Reputation: 2890
I have a data frame with multiple columns and I want to be able to isolate two of the columns and get the total amount of unique values... here's an example of what I mean:
Lets say i have a data frame df:
df<- data.frame(v1 = c(1, 2, 3, 2, "a"), v2 = c("a", 2 ,"b","b", 4))
df
v1 v2
1 1 a
2 2 2
3 3 b
4 2 b
5 a 4
Now what Im trying to do is extract just the unique values over the two columns.
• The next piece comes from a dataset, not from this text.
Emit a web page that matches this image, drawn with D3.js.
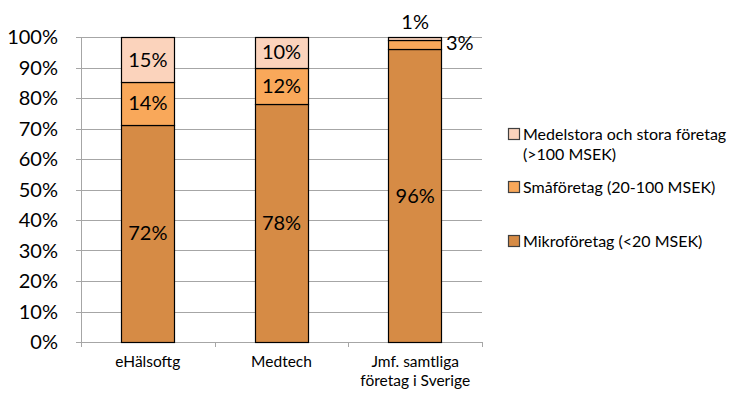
<!DOCTYPE html>
<html><head><meta charset="utf-8">
<script src="https://cdn.jsdelivr.net/npm/d3@7"></script>
<style>
body{margin:0;background:#fff;}
svg{display:block;font-family:Lato, "Open Sans", sans-serif;}
</style></head>
<body>
<svg id="c" width="736" height="394"></svg>
<script>
const categories = ["eHälsoftg", "Medtech", "Jmf. samtliga\nföretag i Sverige"];
const seriesNames = ["Mikroföretag (<20 MSEK)", "Småföretag (20-100 MSEK)", "Medelstora och stora företag\n(>100 MSEK)"];
const mikro = [72, 78, 96];
const sma = [14, 12, 3];
const medel = [15, 10, 1];
const yTicks = [0, 0.1, 0.2, 0.3, 0.4, 0.5, 0.6, 0.7, 0.8, 0.9, 1.0];
const colors = ["#D68B45", "#F9A85A", "#FBD3BC"];

const rows = categories.map((c, i) => ({cat: c, s0: mikro[i], s1: sma[i], s2: medel[i]}));
const keys = ["s0", "s1", "s2"];
const stack = d3.stack().keys(keys).offset(d3.stackOffsetExpand)(rows);

const svg = d3.select("#c");
const m = {l: 81, r: 254, t: 37, b: 52};
const W = 736, H = 394;
const x = d3.scaleBand().domain(categories).range([m.l, W - m.r]).paddingInner(0.6).paddingOuter(0.3);
const y = d3.scaleLinear().domain([0, 1]).range([H - m.b, m.t]);

// gridlines
svg.append("g").selectAll("line").data(yTicks).join("line")
  .attr("x1", m.l - 5).attr("x2", W - m.r)
  .attr("y1", d => Math.round(y(d)) + 0.5).attr("y2", d => Math.round(y(d)) + 0.5)
  .attr("stroke", "#A6A6A6").attr("stroke-width", 1);
// y axis line
svg.append("line").attr("x1", m.l + 0.5).attr("x2", m.l + 0.5)
  .attr("y1", y(1)).attr("y2", y(0)).attr("stroke", "#A6A6A6");
// x ticks
const xb = d3.range(categories.length + 1).map(i => m.l + i * (W - m.r - m.l) / categories.length);
svg.append("g").selectAll("line").data(xb).join("line")
  .attr("x1", d => Math.round(d) + 0.5).attr("x2", d => Math.round(d) + 0.5)
  .attr("y1", y(0)).attr("y2", y(0) + 5).attr("stroke", "#A6A6A6");

// y labels
svg.append("g").selectAll("text").data(yTicks).join("text")
  .attr("x", 58).attr("y", d => y(d)).attr("dy", "0.35em")
  .attr("text-anchor", "end").attr("font-size", 20).attr("fill", "#000")
  .text(d => d3.format(".0%")(d));

// bars
const layers = svg.append("g").selectAll("g").data(stack).join("g")
  .attr("fill", (d, i) => colors[i]);
layers.selectAll("rect").data(d => d).join("rect")
  .attr("x", d => Math.round(x(d.data.cat)) + 0.5)
  .attr("y", d => Math.round(y(d[1])) + 0.5)
  .attr("width", Math.round(x.bandwidth()))
  .attr("height", d => Math.round(y(d[0])) - Math.round(y(d[1])))
  .attr("stroke", "#000").attr("stroke-width", 1.2);

// data labels
const lab = svg.append("g").attr("font-size", 20).attr("fill", "#000");
stack.forEach((layer, li) => {
  layer.forEach((d, ci) => {
    const v = d.data[keys[li]];
    const cx = x(d.data.cat) + x.bandwidth() / 2;
    const cy = (y(d[0]) + y(d[1])) / 2;
    let tx = cx, ty = cy, anchor = "middle";
    if (v < 2) { ty = y(1) - 15; }
    else if (v < 5) { tx = x(d.data.cat) + x.bandwidth() + 4; ty = cy - 2; anchor = "start"; }
    lab.append("text").attr("x", tx).attr("y", ty).attr("dy", "0.35em")
      .attr("text-anchor", anchor).text(v + "%");
  });
});

// category labels
const cl = svg.append("g").attr("font-size", 15.5).attr("fill", "#000").attr("text-anchor", "middle");
categories.forEach(c => {
  const t = cl.append("text").attr("x", x(c) + x.bandwidth() / 2).attr("y", y(0) + 25);
  c.split("\n").forEach((ln, i) => t.append("tspan").attr("x", x(c) + x.bandwidth() / 2).attr("dy", i ? 19 : 0).text(ln));
});

// legend
const legOrder = [2, 1, 0];
const legY = [134, 187, 241];
const lg = svg.append("g").attr("font-size", 16).attr("fill", "#000");
legOrder.forEach((si, k) => {
  const g = lg.append("g");
  g.append("rect").attr("x", 508.5).attr("y", legY[k] - 5.5).attr("width", 11).attr("height", 11)
    .attr("fill", colors[si]).attr("stroke", "#404040").attr("stroke-width", 1.2);
  const t = g.append("text").attr("x", 523).attr("y", legY[k]);
  seriesNames[si].split("\n").forEach((ln, i) => t.append("tspan").attr("x", 523).attr("dy", i ? 20 : "0.35em").text(ln));
});
</script>
</body></html>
So if i just used unique() for each column the out put would look like this:
> unique(df[,1])
[1] 1 2 3 a
> unique(df[,2])
[1] a 2 b 4
But this is no good as it only finds the unique values per column, whereas I need the total amount of unique values over the two columns! For instance, 'a' is repeated in both columns, but I only want it counted once. For an example output of what I need; imagine the columns V1 and V2 are placed on top of each other like so:
V1_V2
1 1
2 2
3 3
4 2
5 a
6 a
7 2
8 b
9 b
10 4
The unique values of V1_V2 would be:
V1_V2
1 1
2 2
3 3
5 a
8 b
10 4
Then I could just count the rows using nrow(). Any ideas how I'd achieve this?
Upvotes: 18
Views: 61509
Reputation: 1011
With this approach, you can obtain the unique values does not matter how many columns you have:
df2 <- as.vector(as.matrix(df))
unique(df2)
And then, just use length
.
Upvotes: 15
Reputation: 908
A generic approach:
uq_elem=c()
for(i in 1:ncol(df))
{
uq_elem=c(unique(df[,i]), uq_elem)
uq_elem=unique(uq_elem)
}
All the different elements will be at: uq_elem
Upvotes: 0
Reputation: 12937
This is well suited for union
:
data.frame(V1_V2=union(df$v1, df$v2))
# V1_V2
#1 1
#2 2
#3 3
#4 a
#5 b
#6 4
Upvotes: 14